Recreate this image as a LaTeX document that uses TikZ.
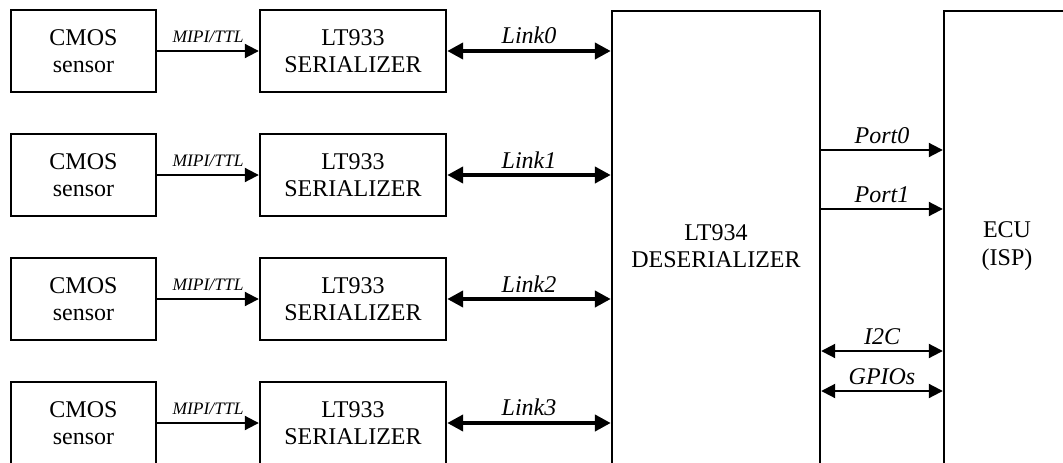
\documentclass[tikz,border=0pt]{standalone}
\usepackage{fontspec}
\setmainfont{Liberation Serif}
\usetikzlibrary{arrows.meta}
\begin{document}
\begin{tikzpicture}[x=1pt,y=-1pt]
			\tikzstyle{b} = [draw, line width=2.4pt, shape=rectangle, align=center, inner sep=0pt,
				font=\fontsize{24}{27.5}\selectfont]
			\tikzstyle{sensor} = [b, minimum width=145pt, minimum height=82pt]
			\tikzstyle{ser} = [b, minimum width=186pt, minimum height=82pt]
			\tikzstyle{big} = [b, anchor=north, minimum height=470pt]
			\tikzstyle{a} = [line width=2pt, -{Triangle[length=14pt,width=14pt]}]
			\tikzstyle{aa} = [line width=2pt, {Triangle[length=14pt,width=14pt]}-{Triangle[length=14pt,width=14pt]}]
			\tikzstyle{link} = [line width=4pt, {Triangle[length=16pt,width=16pt]}-{Triangle[length=16pt,width=16pt]}]
			\tikzstyle{lbl} = [above, inner sep=5pt, font=\fontsize{24}{27}\selectfont\itshape]
			\tikzstyle{small} = [above, inner sep=7pt, font=\fontsize{17.5}{20}\selectfont\itshape]
			\useasboundingbox (0,0) rectangle (1063,463);
			\clip (0,0) rectangle (1063,463);
			% deserializer and ECU
			\node[big, minimum width=208pt] (des) at (716,10) {LT934\\DESERIALIZER};
			\node[big, minimum width=126pt] (ecu) at (1007,10) {ECU\\(ISP)};
			% the four camera rows
			\foreach \i/\y in {0/51, 1/175, 2/299, 3/423} {
				\node[sensor] (cmos\i) at (83.5,\y) {CMOS\\sensor};
				\node[ser] (ser\i) at (353,\y) {LT933\\SERIALIZER};
				\draw[a] (cmos\i) -- node[small] {MIPI/TTL} (ser\i);
				\draw[link] (ser\i.east) -- node[lbl] {Link\i} (ser\i.east -| des.west);
			}
			% ECU side
			\draw[a] (des.east |- 0,150) -- node[lbl] {Port0} (ecu.west |- 0,150);
			\draw[a] (des.east |- 0,209) -- node[lbl] {Port1} (ecu.west |- 0,209);
			\draw[aa] (des.east |- 0,351) -- node[lbl] {I2C} (ecu.west |- 0,351);
			\draw[aa] (des.east |- 0,391) -- node[lbl] {GPIOs} (ecu.west |- 0,391);
\end{tikzpicture}
\end{document}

## To be done
Without the pictures, write out all of the material exactly.

## The reply
Recreate this image as a LaTeX document that uses TikZ.
\documentclass[tikz,border=0pt]{standalone}
\usepackage{fontspec}
\setmainfont{Liberation Serif}
\usetikzlibrary{arrows.meta}
\begin{document}
\begin{tikzpicture}[x=1pt,y=-1pt]
			\tikzstyle{b} = [draw, line width=2.4pt, shape=rectangle, align=center, inner sep=0pt,
				font=\fontsize{24}{27.5}\selectfont]
			\tikzstyle{sensor} = [b, minimum width=145pt, minimum height=82pt]
			\tikzstyle{ser} = [b, minimum width=186pt, minimum height=82pt]
			\tikzstyle{big} = [b, anchor=north, minimum height=470pt]
			\tikzstyle{a} = [line width=2pt, -{Triangle[length=14pt,width=14pt]}]
			\tikzstyle{aa} = [line width=2pt, {Triangle[length=14pt,width=14pt]}-{Triangle[length=14pt,width=14pt]}]
			\tikzstyle{link} = [line width=4pt, {Triangle[length=16pt,width=16pt]}-{Triangle[length=16pt,width=16pt]}]
			\tikzstyle{lbl} = [above, inner sep=5pt, font=\fontsize{24}{27}\selectfont\itshape]
			\tikzstyle{small} = [above, inner sep=7pt, font=\fontsize{17.5}{20}\selectfont\itshape]
			\useasboundingbox (0,0) rectangle (1063,463);
			\clip (0,0) rectangle (1063,463);
			% deserializer and ECU
			\node[big, minimum width=208pt] (des) at (716,10) {LT934\\DESERIALIZER};
			\node[big, minimum width=126pt] (ecu) at (1007,10) {ECU\\(ISP)};
			% the four camera rows
			\foreach \i/\y in {0/51, 1/175, 2/299, 3/423} {
				\node[sensor] (cmos\i) at (83.5,\y) {CMOS\\sensor};
				\node[ser] (ser\i) at (353,\y) {LT933\\SERIALIZER};
				\draw[a] (cmos\i) -- node[small] {MIPI/TTL} (ser\i);
				\draw[link] (ser\i.east) -- node[lbl] {Link\i} (ser\i.east -| des.west);
			}
			% ECU side
			\draw[a] (des.east |- 0,150) -- node[lbl] {Port0} (ecu.west |- 0,150);
			\draw[a] (des.east |- 0,209) -- node[lbl] {Port1} (ecu.west |- 0,209);
			\draw[aa] (des.east |- 0,351) -- node[lbl] {I2C} (ecu.west |- 0,351);
			\draw[aa] (des.east |- 0,391) -- node[lbl] {GPIOs} (ecu.west |- 0,391);
\end{tikzpicture}
\end{document}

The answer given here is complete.